No entanto, em termos comparativos, as vendas de países europeus são substancialmente menores do que as dos Estados Unidos – os EUA são o maior exportador de armas do mundo, e o seu maior cliente é a Arábia Saudita.
Segundo dados do grupo de monitorização Stockholm International Peace Research Institute, que usa um índice indicador da capacidade militar das armas (a que chamavam TIV, trend indicator value) e não do seu valor financeiro, nos dois últimos anos os Estados Unidos venderam o equivalente a 5221 TIV à Arábia Saudita, enquanto o Reino Unido se ficou pelos 1279 TIV, e se seguem Itália com 136 e quase a par França e Alemanha com 117 e 118, respectivamente.
Nos EUA, o Presidente, Donald Trump, afirmou que não via razão para suspender os acordos de venda de armas, mas no Congresso têm-se levantado vozes para o fazer.
Um duplo aponta premeditação
A Turquia voltou a falar do homicídio do jornalista Jamal Khashoggi, com um porta-voz do AKP, o partido do Presidente, Recep Tayyip Erdogan, a dizer que o assassínio foi “planeado de modo selvático”. A última explicação de Riade, disse, equivalia a “fazer troça” da inteligência da opinião pública internacional.
As autoridades sauditas começaram por garantir que o jornalista saíra pelo seu próprio pé, e com vida, do consulado em Istambul, e que agora diz que acabou morto numa discussão e luta com agentes que o queriam levar de volta para o país.

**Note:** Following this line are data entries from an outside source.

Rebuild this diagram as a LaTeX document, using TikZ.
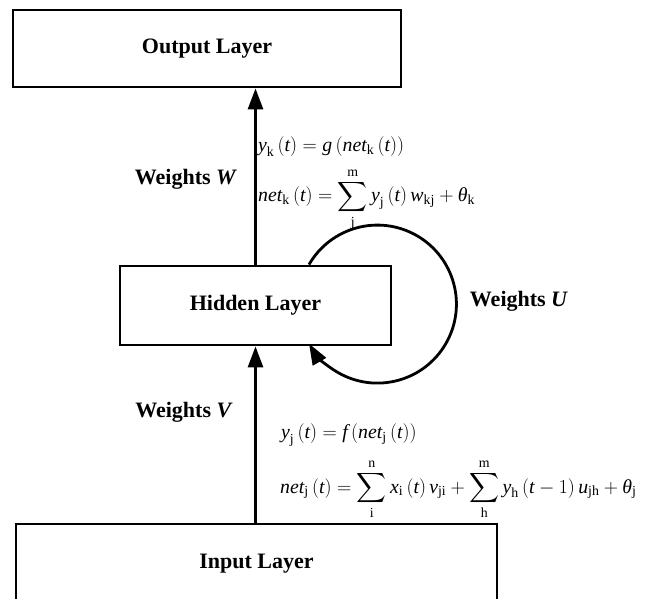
\RequirePackage{fix-cm}
\documentclass[tikz,border=0pt]{standalone}
\usepackage{amsmath}
\usepackage{fontspec}
\setmainfont{Liberation Serif}
\usetikzlibrary{arrows.meta,calc}
\newcommand{\vi}[1]{\textit{#1}}
\newcommand{\sr}[1]{\text{\upshape #1}}
\begin{document}
\begin{tikzpicture}[x=1pt,y=1pt,
  box/.style={draw,line width=2.8pt,rectangle,inner sep=0pt,font=\fontsize{22}{26}\selectfont\bfseries},
  conn/.style={line width=2.8pt,-{Triangle[length=21pt,width=15pt]}},
  lbl/.style={font=\fontsize{22}{26}\selectfont\bfseries,inner sep=0pt},
  eq/.style={font=\fontsize{19.8}{24}\selectfont,anchor=base west,inner sep=0pt}]
\useasboundingbox (0,0) rectangle (646,598);
\clip (0,0) rectangle (646,598);
\node[box,minimum width=388pt,minimum height=77pt] (output) at (207,549.5) {Output Layer};
\node[box,minimum width=271pt,minimum height=79pt] (hidden) at (255.5,292.5) {Hidden Layer};
\node[box,minimum width=481pt,minimum height=80pt] (input) at (256.5,34) {Input Layer};
\draw[conn] (hidden.north) -- (hidden.north |- output.south);
\draw[conn] (input.north -| hidden.south) -- (hidden.south);
\draw[conn] ([xshift=53.5pt]hidden.north) arc[start angle=150,end angle=-150,radius=79];
\node[lbl] (wW) at (186,419) {Weights \textit{W}};
\node[lbl] (wU) at (519,297) {Weights \textit{U}};
\node[lbl] (wV) at (184,186) {Weights \textit{V}};
\node[eq] (eqk1) at (258,446) {$\vi{y}_{\sr{k}}\,(\vi{t}) = \vi{g}\,(\vi{net}_{\sr{k}}\,(\vi{t}))$};
\node[eq] (eqk2) at (258,396) {$\displaystyle\vi{net}_{\sr{k}}\,(\vi{t}) = \sum_{\sr{j}}^{\sr{m}} \vi{y}_{\sr{j}}\,(\vi{t})\,\vi{w}_{\sr{kj}} + \vi{θ}_{\sr{k}}$};
\node[eq] (eqj1) at (281,159) {$\vi{y}_{\sr{j}}\,(\vi{t}) = \vi{f}\,(\vi{net}_{\sr{j}}\,(\vi{t}))$};
\node[eq] (eqj2) at (280,105) {$\displaystyle\vi{net}_{\sr{j}}\,(\vi{t}) = \sum_{\sr{i}}^{\sr{n}} \vi{x}_{\sr{i}}\,(\vi{t})\,\vi{v}_{\sr{ji}} + \sum_{\sr{h}}^{\sr{m}} \vi{y}_{\sr{h}}\,(\vi{t}-1)\,\vi{u}_{\sr{jh}} + \vi{θ}_{\sr{j}}$};
\end{tikzpicture}
\end{document}
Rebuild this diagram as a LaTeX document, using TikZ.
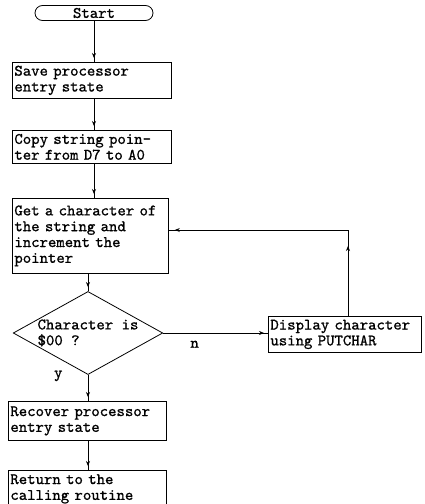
\documentclass[tikz,border=0pt]{standalone}
\usepackage{fontspec}
\setmonofont{lmmono10-regular.otf}[FakeBold=1]
\usetikzlibrary{shapes.geometric,arrows.meta,decorations.markings}

\tikzset{smalltip/.tip={Stealth[length=5pt,width=4pt]}}

\begin{document}
\begin{tikzpicture}[x=1pt,y=-1pt,
  txt/.style={font=\ttfamily\fontsize{16}{15.8}\selectfont},
  stepbox/.style={txt, draw, line width=0.8pt, anchor=north west, align=left,
    inner xsep=2pt, inner ysep=0pt},
  terminal/.style={txt, draw, line width=0.8pt, rounded corners=7.5pt,
    minimum width=118pt, minimum height=15pt, inner sep=0pt},
  decision/.style={txt, draw, line width=0.8pt, diamond, shape aspect=1.8,
    inner sep=0pt, align=left},
  flow/.style={line width=0.8pt, postaction={decorate},
    decoration={markings, mark=at position -4pt with {\arrow{smalltip}}}},
]
\useasboundingbox (0,0) rectangle (425,504);

% process steps
\node[terminal] (start) at (94,13) {Start};
\node[stepbox, text width=155pt, minimum height=36pt] (save) at (12,62)
  {Save processor\\entry state};
\node[stepbox, text width=155pt, minimum height=33pt] (copy) at (12,130)
  {Copy string poin-\\ter from D7 to A0};
\node[stepbox, text width=152pt, minimum height=75pt] (get) at (12,198)
  {Get a character of\\the string and\\increment the\\pointer};
\node[decision] (test) at (88,333) {Character is\\\$00 ?};
\node[stepbox, text width=149pt, minimum height=36pt] (show) at (268,316)
  {Display character\\using PUTCHAR};
\node[stepbox, text width=154pt, minimum height=39pt] (recover) at (8,401)
  {Recover processor\\entry state};
\node[stepbox, text width=154pt, minimum height=37pt] (ret) at (8,470)
  {Return to the\\calling routine};

% connectors
\draw[flow] (start.south) -- (start.south |- save.north);
\draw[flow] (start.south |- save.south) -- (start.south |- copy.north);
\draw[flow] (start.south |- copy.south) -- (start.south |- get.north);
\draw[flow] (test.north |- get.south) -- (test.north);
\draw[flow] (test.east) -- (test.east -| show.west)
  node[txt, pos=0.3, below=4pt] {n};
\draw[flow] (test.south) -- (test.south |- recover.north);
\draw[flow] (test.south |- recover.south) -- (test.south |- ret.north);
\coordinate (turn) at (348,230);
\draw[line width=0.8pt, postaction={decorate},
  decoration={markings,
    mark=at position 70pt with {\arrow{smalltip}},
    mark=at position -6pt with {\arrow{smalltip}}}]
  (turn |- show.north) -- (turn) -- (turn -| get.east);
\node[txt, left=22pt, yshift=-1pt] (ylabel) at (test.south) {y};
\end{tikzpicture}
\end{document}
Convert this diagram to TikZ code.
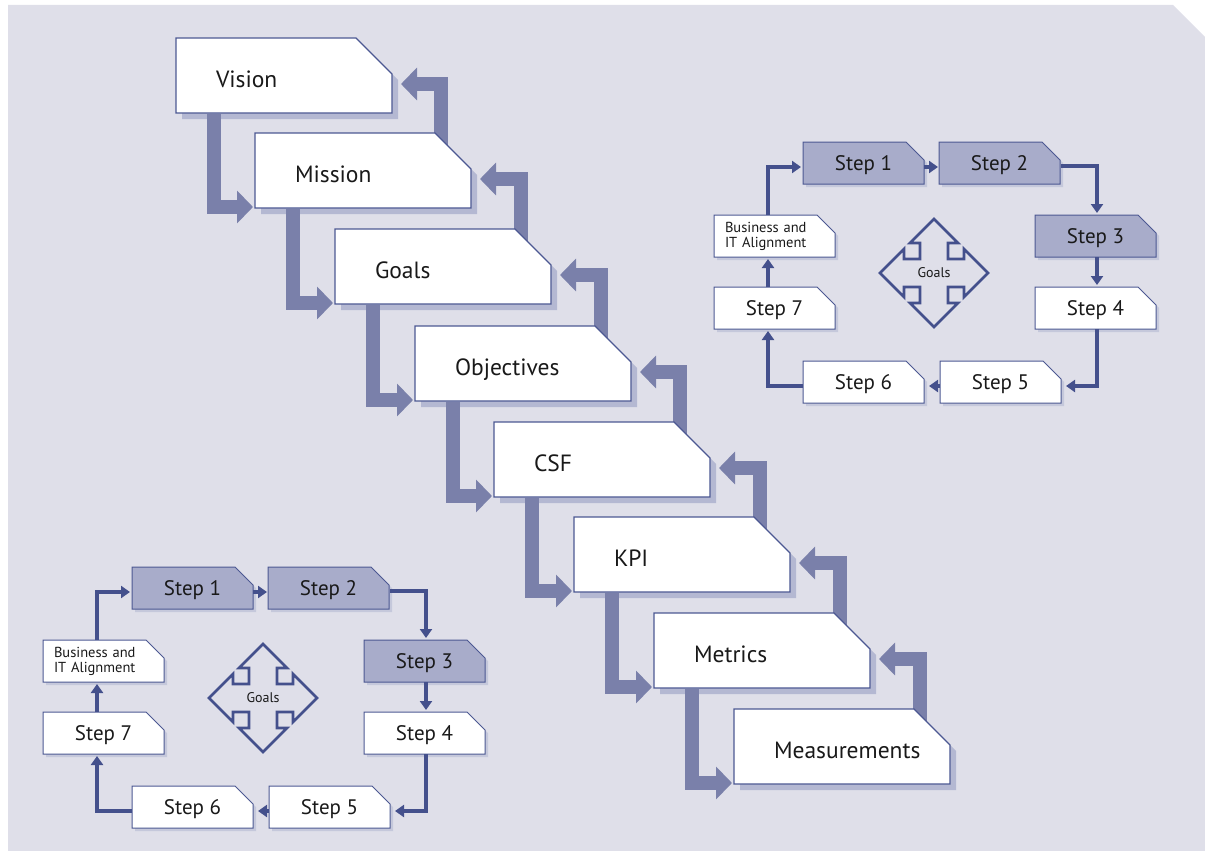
\documentclass[tikz,border=0pt]{standalone}
\usepackage{fontspec}
\setmainfont{PT Sans}
\usetikzlibrary{arrows.meta,calc}

\definecolor{bgcol}{RGB}{223,223,233}
\definecolor{framecol}{RGB}{76,88,146}
\definecolor{shadecol}{RGB}{180,184,210}
\definecolor{flowcol}{RGB}{122,128,170}
\definecolor{linkcol}{RGB}{68,80,140}
\definecolor{stepfill}{RGB}{168,172,202}
\definecolor{inkcol}{RGB}{25,25,25}

\pgfdeclarelayer{canvas}
\pgfdeclarelayer{underlay}
\pgfsetlayers{canvas,underlay,main}

\tikzset{
  stageframe/.style={draw=framecol, fill=white, line width=1.3pt, line join=miter},
  stagetext/.style={rectangle, inner sep=0pt, outer sep=0pt, anchor=north west,
    minimum width=216pt, minimum height=75pt, text width=136pt, align=left,
    text height=24pt, text depth=0pt, text=inkcol,
    font=\fontsize{23.5}{26}\selectfont},
  stepframe/.style={draw=framecol, line width=1pt, line join=miter},
  steptext/.style={rectangle, inner sep=0pt, outer sep=0pt, anchor=north west,
    minimum width=121pt, minimum height=42pt, text=inkcol,
    text height=14pt, text depth=0pt, font=\fontsize{21}{23}\selectfont},
  notetext/.style={steptext, text height=, text depth=, text width=99pt,
    align=left, font=\fontsize{14.5}{15}\selectfont},
  hubtext/.style={font=\fontsize{14}{15}\selectfont, text=inkcol, inner sep=0pt},
  hubline/.style={draw=linkcol, line width=2.8pt, line join=miter},
  flow/.style={draw=flowcol, line width=13.5pt, line join=miter,
    -{Triangle[width=32pt,length=16pt]}},
  link/.style={draw=linkcol, line width=3.3pt, line join=miter,
    -{Triangle[width=12pt,length=9pt]}},
}

% Stage box with a cut upper-right corner: name, x, y, label
\newcommand\stage[4]{%
  \fill[shadecol] ({#2+6},{#3+6}) -- ++(180,0) -- ++(36,36) -- ++(0,39)
    -- ++(-216,0) -- cycle;
  \path[stageframe] (#2,#3) -- ++(180,0) -- ++(36,36) -- ++(0,39)
    -- ++(-216,0) -- cycle;
  \node[stagetext] (#1) at (#2,#3) {#4};
}

% Small cycle box: [text style] name, x, y, fill, label
\newcommand\cyclebox[6][steptext]{%
  \fill[shadecol!60!bgcol] ({#3+3},{#4+3}) -- ++(103,0) -- ++(18,18) -- ++(0,24)
    -- ++(-121,0) -- cycle;
  \path[stepframe, fill=#5] (#3,#4) -- ++(103,0) -- ++(18,18) -- ++(0,24)
    -- ++(-121,0) -- cycle;
  \node[#1] (#2) at (#3,#4) {#6};
}

% One improvement cycle; #1 name prefix, (#2,#3) top-left corner of Step 1
\newcommand\alignmentcycle[3]{%
  \begin{scope}[name prefix=#1]
    \cyclebox{s1}{#2}{#3}{stepfill}{Step 1}
    \cyclebox{s2}{#2+136}{#3}{stepfill}{Step 2}
    \cyclebox{s3}{#2+232}{#3+73}{stepfill}{Step 3}
    \cyclebox{s4}{#2+232}{#3+145}{white}{Step 4}
    \cyclebox{s5}{#2+137}{#3+219}{white}{Step 5}
    \cyclebox{s6}{#2}{#3+219}{white}{Step 6}
    \cyclebox{s7}{#2-89}{#3+145}{white}{Step 7}
    \cyclebox[notetext]{bia}{#2-89}{#3+73}{white}{Business and\\IT Alignment}
    \node[hubtext] (hub) at ({#2+131},{#3+131}) {Goals};
    % four-way arrow around the hub label
    \begin{scope}[shift={({#2+131},{#3+131})}]
      \draw[hubline] (0,-54) -- (24,-30) -- (14,-30) -- (14,-14) -- (30,-14)
        -- (30,-24) -- (54,0) -- (30,24) -- (30,14) -- (14,14) -- (14,30)
        -- (24,30) -- (0,54) -- (-24,30) -- (-14,30) -- (-14,14) -- (-30,14)
        -- (-30,24) -- (-54,0) -- (-30,-24) -- (-30,-14) -- (-14,-14)
        -- (-14,-30) -- (-24,-30) -- cycle;
    \end{scope}
    % connectors round the cycle
    \draw[link] ($(s1.north west)+(121,25)$) -- ($(s2.north west)+(-1,25)$);
    \draw[link] ($(s2.north west)+(122,24)$) -| ($(s3.north west)+(62,-2)$);
    \draw[link] ($(s3.south west)+(62,0)$) -- ($(s4.north west)+(62,-2)$);
    \draw[link] ($(s4.south west)+(62,0)$) |- ($(s5.north west)+(126,25)$);
    \draw[link] ($(s5.north west)+(0,25)$) -- ($(s6.north west)+(126,25)$);
    \draw[link] ($(s6.north west)+(0,25)$) -| ($(s7.south west)+(54,2)$);
    \draw[link] ($(s7.north west)+(54,0)$) -- ($(bia.south west)+(54,2)$);
    \draw[link] ($(bia.north west)+(54,0)$) |- ($(s1.north west)+(-2,25)$);
  \end{scope}%
}

\begin{document}
\begin{tikzpicture}[x=1pt,y=-1pt]
  \useasboundingbox (0,0) rectangle (1205,851);
  \begin{pgfonlayer}{canvas}
    \fill[bgcol] (8,5) -- (1173,5) -- (1205,37) -- (1205,851) -- (8,851) -- cycle;
  \end{pgfonlayer}

  % the cascade of stages
  \stage{vision}{176}{38}{Vision}
  \stage{mission}{255}{133}{Mission}
  \stage{goals}{335}{229}{Goals}
  \stage{objs}{415}{326}{Objectives}
  \stage{csf}{494}{422}{CSF}
  \stage{kpi}{574}{517}{KPI}
  \stage{metrics}{654}{613}{Metrics}
  \stage{meas}{734}{709}{Measurements}

  % downward flow, each stage into the next
  \foreach \a/\b in {vision/mission, mission/goals, goals/objs, objs/csf,
                     csf/kpi, kpi/metrics, metrics/meas}{
    \draw[flow] ($(\a.south west)+(38,1)$) |- ($(\b.south west)+(-2,-1)$);
  }
  % feedback flow, each stage back to the one above
  \begin{pgfonlayer}{underlay}
    \foreach \a/\b in {vision/mission, mission/goals, goals/objs, objs/csf,
                       csf/kpi, kpi/metrics, metrics/meas}{
      \draw[flow] ($(\b.north west)+(186,20)$) |- ($(\a.north west)+(225,46)$);
    }
  \end{pgfonlayer}

  % the two improvement cycles
  \alignmentcycle{tr-}{803}{142}
  \alignmentcycle{bl-}{132}{567}
\end{tikzpicture}
\end{document}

O corpo ainda não foi encontrado.
A Human Rights Watch (HRW) alertava esta segunda-feira para a tentativa do reino saudita afastar do escândalo o príncipe herdeiro e efectivo detentor do poder Mohammad bin Salman, também conhecido como MBS.
O vice-director para o Médio Oriente da HRW Michael Page disse que “usar altos funcionários como bodes expiatórios” não vai apagar os indícios que ligam a morte a MBS. Analistas com conhecimento da Arábia Saudita dizem que é impossível o líder de facto do país não ter tido conhecimento do que aconteceu; investigadores turcos dão conta de quatro telefonemas do presumível chefe da equipa de 15 sauditas identificados a chegar a Istambul no dia da morte do jornalista e a sair a seguir ao chefe de gabinete de MBS.
Outra fonte turca mostrou à CNN imagens de um dos sauditas da equipa vestido com a roupa que o jornalista usava no dia em que foi morto, óculos de sol e uma barba falsa, e que parece mostrar o homem a sair do consulado pela porta das traseiras – eventualmente serviria para “provar” a saída do jornalista do consulado (a noiva esperou onze horas na porta principal pela sua saída).
“Não é preciso um duplo para enviar alguém para um país, ou para o interrogar”, disse o responsável turco. “Este foi um homicídio premeditado, e o corpo foi movido para fora do consulado”, disse.
Noutra frente, a conferência Future Investment Initiative, que começa esta terça-feira – também chamada “Davos do Deserto” – registou mais uma desistência de peso: a alemã Siemens, um dos principais parceiros da conferência. O antigo CEO da empresa alemã é hoje conselheiro de MBS. O actual CEO, Joe Kaeser, tinha defendido a participação na conferência, porque se não comunicasse com países nos quais há pessoas desaparecidas, “ficava em casa o tempo todo”.
Mas esta segunda-feira, Kaeser anunciou que a Siemens não participará no evento, dizendo que não pretendia condenar o regime e apenas esperava que “a verdade surja e seja feita justiça”. Comentou que nesta situação, na sua opinião, “todas as opções são erradas”.